◆ **Written problem**
Below are some records; work out how many of their lines contain "this" and give the number only.

◆ **Extracted material**
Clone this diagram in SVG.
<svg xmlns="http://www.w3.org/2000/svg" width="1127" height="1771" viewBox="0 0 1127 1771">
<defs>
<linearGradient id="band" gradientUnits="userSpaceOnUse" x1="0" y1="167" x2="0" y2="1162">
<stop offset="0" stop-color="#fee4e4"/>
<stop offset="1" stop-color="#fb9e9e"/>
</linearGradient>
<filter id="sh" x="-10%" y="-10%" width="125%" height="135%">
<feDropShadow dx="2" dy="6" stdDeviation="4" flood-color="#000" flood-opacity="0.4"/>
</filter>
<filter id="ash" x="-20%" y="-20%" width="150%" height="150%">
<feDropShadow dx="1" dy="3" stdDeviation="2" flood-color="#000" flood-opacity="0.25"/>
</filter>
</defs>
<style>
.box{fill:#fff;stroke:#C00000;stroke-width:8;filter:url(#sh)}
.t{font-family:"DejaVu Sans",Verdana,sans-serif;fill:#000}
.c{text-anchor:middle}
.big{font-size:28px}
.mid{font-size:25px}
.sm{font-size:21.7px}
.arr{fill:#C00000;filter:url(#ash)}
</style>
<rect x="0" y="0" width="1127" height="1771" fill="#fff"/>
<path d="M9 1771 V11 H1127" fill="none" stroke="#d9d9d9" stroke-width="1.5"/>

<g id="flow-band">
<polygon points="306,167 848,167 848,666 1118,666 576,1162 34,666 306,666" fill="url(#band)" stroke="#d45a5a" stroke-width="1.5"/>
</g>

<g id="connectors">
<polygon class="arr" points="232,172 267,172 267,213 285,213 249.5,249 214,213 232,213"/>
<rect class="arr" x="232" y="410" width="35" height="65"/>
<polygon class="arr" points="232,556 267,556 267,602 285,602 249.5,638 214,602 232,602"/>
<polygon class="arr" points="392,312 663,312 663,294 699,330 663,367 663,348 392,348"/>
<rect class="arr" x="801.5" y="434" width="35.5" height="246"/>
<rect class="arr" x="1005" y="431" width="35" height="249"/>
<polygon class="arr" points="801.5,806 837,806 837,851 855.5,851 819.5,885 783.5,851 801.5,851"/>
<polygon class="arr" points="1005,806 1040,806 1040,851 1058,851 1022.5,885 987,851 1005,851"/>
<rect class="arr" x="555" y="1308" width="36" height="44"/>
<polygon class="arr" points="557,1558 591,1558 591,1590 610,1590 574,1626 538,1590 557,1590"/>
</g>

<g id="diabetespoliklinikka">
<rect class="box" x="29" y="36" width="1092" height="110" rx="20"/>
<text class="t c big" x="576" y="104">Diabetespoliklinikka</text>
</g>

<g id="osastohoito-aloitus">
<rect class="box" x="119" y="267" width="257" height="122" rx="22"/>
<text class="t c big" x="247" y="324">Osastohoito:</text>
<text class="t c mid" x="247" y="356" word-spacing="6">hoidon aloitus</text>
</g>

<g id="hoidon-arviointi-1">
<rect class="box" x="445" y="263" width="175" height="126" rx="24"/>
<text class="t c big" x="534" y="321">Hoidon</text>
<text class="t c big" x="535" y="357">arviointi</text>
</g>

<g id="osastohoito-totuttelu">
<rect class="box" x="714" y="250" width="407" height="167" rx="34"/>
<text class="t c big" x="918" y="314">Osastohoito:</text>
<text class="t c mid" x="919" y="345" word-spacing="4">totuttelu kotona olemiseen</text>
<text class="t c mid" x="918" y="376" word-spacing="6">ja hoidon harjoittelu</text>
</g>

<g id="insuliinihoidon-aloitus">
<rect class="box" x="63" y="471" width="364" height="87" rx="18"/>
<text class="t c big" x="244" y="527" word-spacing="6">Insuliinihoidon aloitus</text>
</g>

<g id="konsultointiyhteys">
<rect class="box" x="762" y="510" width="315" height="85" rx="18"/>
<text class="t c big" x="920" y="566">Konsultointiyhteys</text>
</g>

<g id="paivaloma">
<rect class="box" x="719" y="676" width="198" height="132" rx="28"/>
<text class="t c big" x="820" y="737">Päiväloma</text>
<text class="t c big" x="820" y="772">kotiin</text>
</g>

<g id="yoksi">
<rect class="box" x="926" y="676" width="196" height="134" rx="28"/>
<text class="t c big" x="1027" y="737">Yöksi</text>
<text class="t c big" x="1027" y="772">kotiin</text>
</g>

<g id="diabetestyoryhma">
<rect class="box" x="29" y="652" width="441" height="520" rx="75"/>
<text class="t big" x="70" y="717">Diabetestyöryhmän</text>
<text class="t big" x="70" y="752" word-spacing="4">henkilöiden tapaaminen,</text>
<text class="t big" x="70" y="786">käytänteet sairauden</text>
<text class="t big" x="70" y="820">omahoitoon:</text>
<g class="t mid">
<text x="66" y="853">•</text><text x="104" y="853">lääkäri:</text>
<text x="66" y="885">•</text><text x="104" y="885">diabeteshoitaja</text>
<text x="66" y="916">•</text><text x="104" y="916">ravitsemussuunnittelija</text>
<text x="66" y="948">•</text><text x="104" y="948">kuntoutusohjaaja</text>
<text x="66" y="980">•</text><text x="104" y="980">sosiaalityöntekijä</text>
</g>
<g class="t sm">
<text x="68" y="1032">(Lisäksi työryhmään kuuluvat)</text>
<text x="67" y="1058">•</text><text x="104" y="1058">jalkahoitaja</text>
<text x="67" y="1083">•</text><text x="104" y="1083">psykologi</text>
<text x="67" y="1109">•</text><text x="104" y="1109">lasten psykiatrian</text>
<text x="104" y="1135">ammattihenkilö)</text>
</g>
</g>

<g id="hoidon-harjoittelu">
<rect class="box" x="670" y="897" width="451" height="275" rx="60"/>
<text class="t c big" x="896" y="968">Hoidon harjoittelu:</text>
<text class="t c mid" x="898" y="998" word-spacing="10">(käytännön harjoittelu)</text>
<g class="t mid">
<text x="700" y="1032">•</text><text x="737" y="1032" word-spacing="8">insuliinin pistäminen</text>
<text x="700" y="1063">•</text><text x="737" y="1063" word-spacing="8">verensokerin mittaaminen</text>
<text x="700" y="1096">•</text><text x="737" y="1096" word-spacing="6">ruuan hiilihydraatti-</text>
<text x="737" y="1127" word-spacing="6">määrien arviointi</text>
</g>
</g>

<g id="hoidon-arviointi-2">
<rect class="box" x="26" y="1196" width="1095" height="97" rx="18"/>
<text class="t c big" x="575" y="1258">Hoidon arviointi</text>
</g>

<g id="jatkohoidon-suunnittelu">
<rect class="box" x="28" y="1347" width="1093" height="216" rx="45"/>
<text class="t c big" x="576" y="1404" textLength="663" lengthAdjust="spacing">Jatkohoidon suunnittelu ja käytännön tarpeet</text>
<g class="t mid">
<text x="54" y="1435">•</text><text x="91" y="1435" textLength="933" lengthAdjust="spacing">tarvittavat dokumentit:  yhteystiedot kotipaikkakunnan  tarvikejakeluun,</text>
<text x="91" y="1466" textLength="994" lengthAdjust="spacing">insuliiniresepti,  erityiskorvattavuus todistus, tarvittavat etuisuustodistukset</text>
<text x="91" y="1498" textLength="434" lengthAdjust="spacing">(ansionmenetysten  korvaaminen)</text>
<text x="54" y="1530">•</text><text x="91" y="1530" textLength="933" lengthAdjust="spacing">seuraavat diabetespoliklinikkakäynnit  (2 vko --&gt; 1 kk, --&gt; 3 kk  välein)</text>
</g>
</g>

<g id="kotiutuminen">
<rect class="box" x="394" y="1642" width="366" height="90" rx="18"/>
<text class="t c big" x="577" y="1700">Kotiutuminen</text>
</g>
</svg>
--
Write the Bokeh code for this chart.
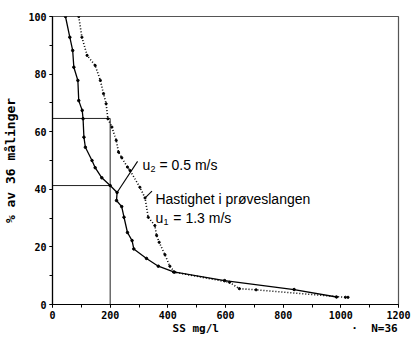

◆ **Exercise answer**
2